Wut und Protest in China: Aufstand der Kleinsparer

In der Provinz Henan demonstrieren wütende Anleger. Die chinesischen Behörden reagieren darauf mit roher Gewalt.

Kleinsparer demonstrieren in der zentralchinesischen Stadt Zhengzhou gegen mafiöse Strukturen.

Wenn's um Geld geht, kennen diese chinesischen Kleinsparer keinen Spaß Foto: reuters

PEKING taz | Selten entlädt sich der chinesische Volkszorn in öffentlichen Protesten, doch am Sonntag versammelten sich über tausend wütende Menschen vor der örtlichen Zentralbank in der Metropole Zhengzhou. „Wir wollen unser Geld zurück“, schrien die Kleinsparer, offensichtlich Opfer eines Finanzskandals. Als die ersten Polizeitruppen anmarschierten, warfen sie mit Plastikflaschen und schimpften auf die Beamten. Trotz deren Überzahl weigerte sich die Menschenmenge, nach Hause zu gehen.

Die Staatsmacht schlug mit Härte zurück. Diese „Drecksarbeit“ ließ die Polizei von Sicherheitskräften in Zivil durchführen: Muskulöse Männer mit Kurzhaarschnitt schlugen auf die Protestierenden ein, darunter auch schwangere Frauen. Dutzende Personen wurden gewaltsam weggezerrt, in Busse gesteckt und abtransportiert. Einige von ihnen schossen Selfies mit ihrem Smartphone, um ihre Verletzungen zu dokumentieren: blutige Gesichter, angeschwollene Augen, aufgeplatzte Lippen. Ein Mann behauptete gar, von örtlich angeheuerten Kleinkriminellen verprügelt worden zu sein – überprüfen lässt sich seine Aussage nicht.

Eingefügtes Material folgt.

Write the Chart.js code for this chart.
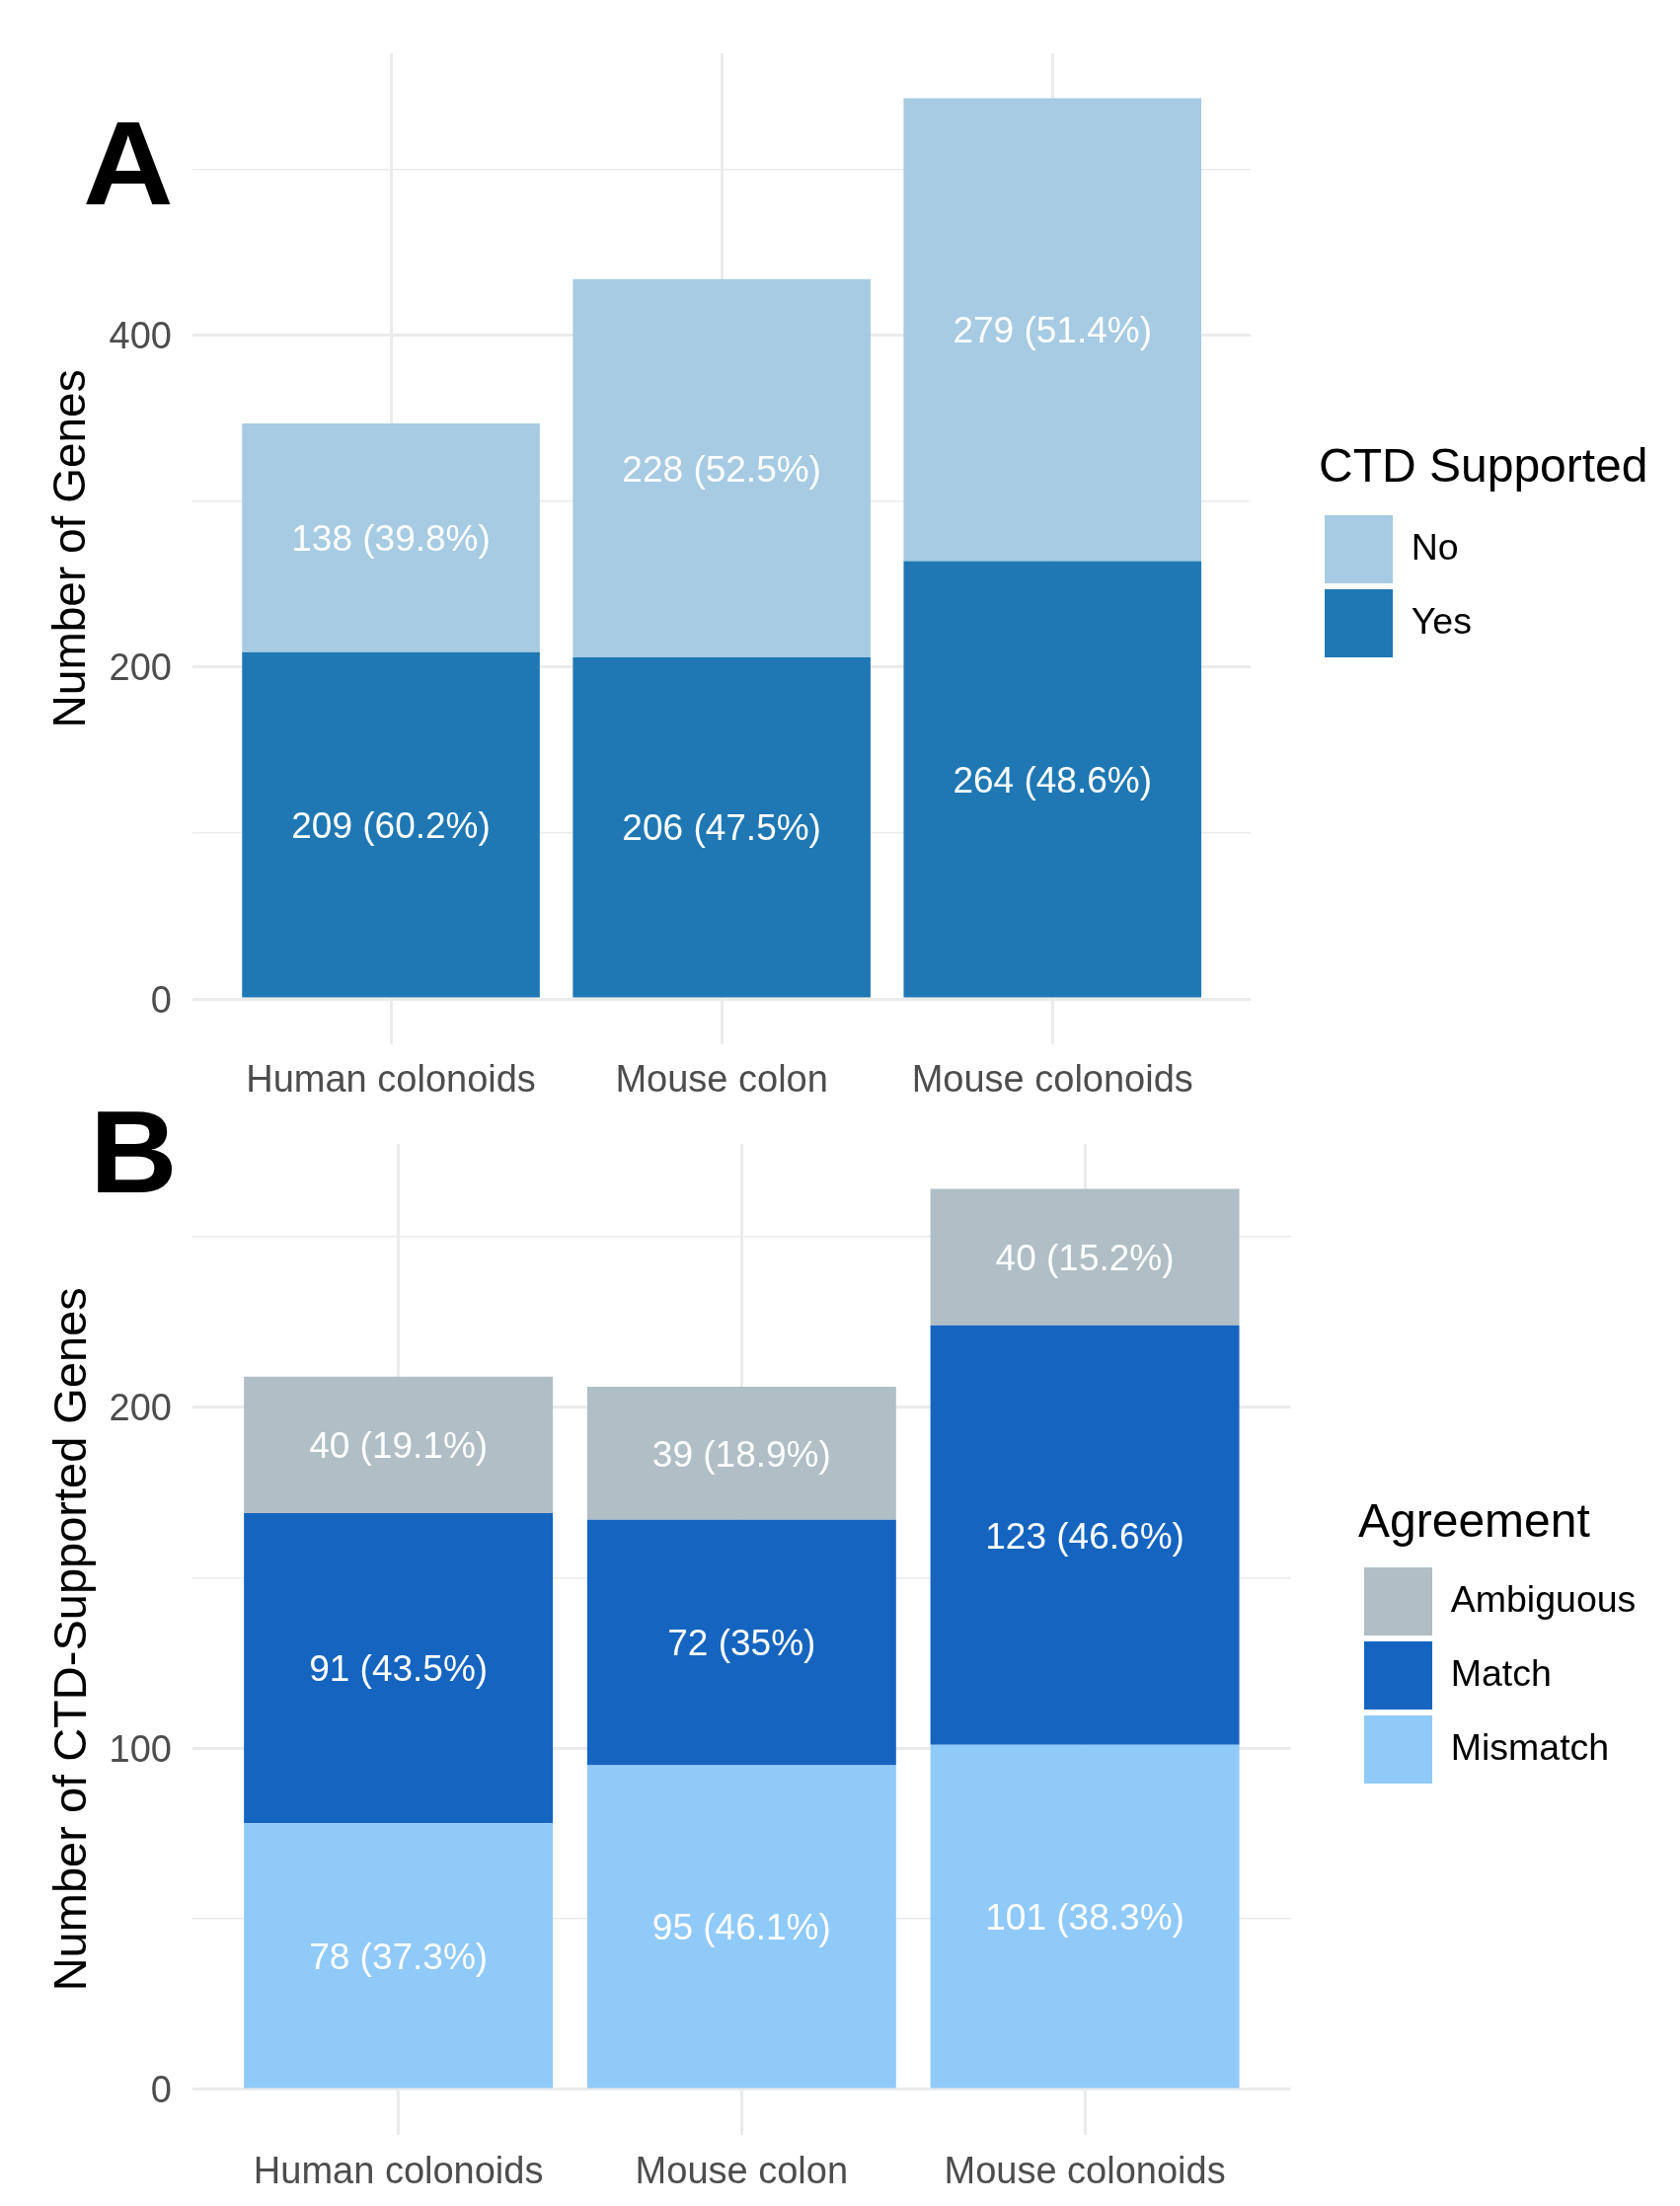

Allerdings ist das Anliegen der Demonstranten mehr als berechtigt: Es handelt sich um Kleinsparer, die seit Monaten bereits keinen Zugriff mehr auf ihr Geld haben. Betroffen sind Kunden von insgesamt vier Lokalbanken in der zentralchinesischen Provinz Henan, die mutmaßlich in einen Spekulationsskandal verwickelt sind. Offenbar hat ein Anteilseigner hohe Geldsummen veruntreut und ist schlussendlich untergetaucht. Die Banken haben infolgedessen Gelder in Höhe von umgerechnet mehreren hundert Millionen Euro eingefroren.

Dagegen wollten die Demonstrierenden eine Petition einreichen. „Doch die Polizei hat uns über Lautsprecher gesagt, dass wir das Gesetz brechen würden“, sagte ein 40-Jähriger der Nachrichtenagentur Reuters: „Das ist lächerlich. Es sind die Banken, die das Gesetz brechen.“

Mafia-Staat

In den sozialen Medien zeigten sich viele User entrüstet. „Ich kann es gar nicht glauben. Legitime Interessen werden mit Füßen getreten“, kommentierte ein Nutzer auf der Online-Plattform Weibo. Ein anderer meint: „Die Volksmassen werden wie Feinde behandelt. Doch die, die mit Feuer spielen, werden sich am Ende selbst verbrennen. Ihr solltet die Massen nicht schikanieren!“ Manch einer schrieb gar von einem „Mafia-Staat“.

Fast ebenso schnell setzten die Zensoren den Löschstift an. Mehr als wenige Minuten überlebte kaum einer der kritischen Postings. Die jetzigen Demonstrationen von Zhengzhou hatten bereits im Juni ein Vorspiel. Damals haben die Kleinsparer versucht, sich für Proteste zu versammeln. Viele von ihnen wurden schon bei ihrer Ankunft am Bahnhof festgesetzt: Ihr sogenannter Gesundheitscode, den jeder Chinese seit der Pandemie auf seinem Smartphone mit sich führt, wurde von den Behörden plötzlich von Grün auf Rot gestellt. Im Klartext bedeutet das: Zwangsquarantäne.

Proteste wirken – auch in China

Zunächst sprach die Lokalregierung von angeblich „technischen Problemen“, doch nach zunehmendem öffentlichen Druck gelobte sie, den Skandal gründlich aufzuarbeiten. Insgesamt fünf Beamte wurden schließlich wegen „Missbrauchs des Gesundheitscodes“ abgestraft.

Die Ereignisse vom Sonntag zeigen mehr als deutlich, dass sich an der Grundproblematik nichts geändert hat: Die Staatsmacht kann ihr Gewaltmonopol vielfach willkürlich und ohne gesetzliche Grundlage gegen das Volk missbrauchen – anschließend löschen die Zensoren ihr Vorgehen und die Proteste dagegen aus dem kollektiven Gedächtnis.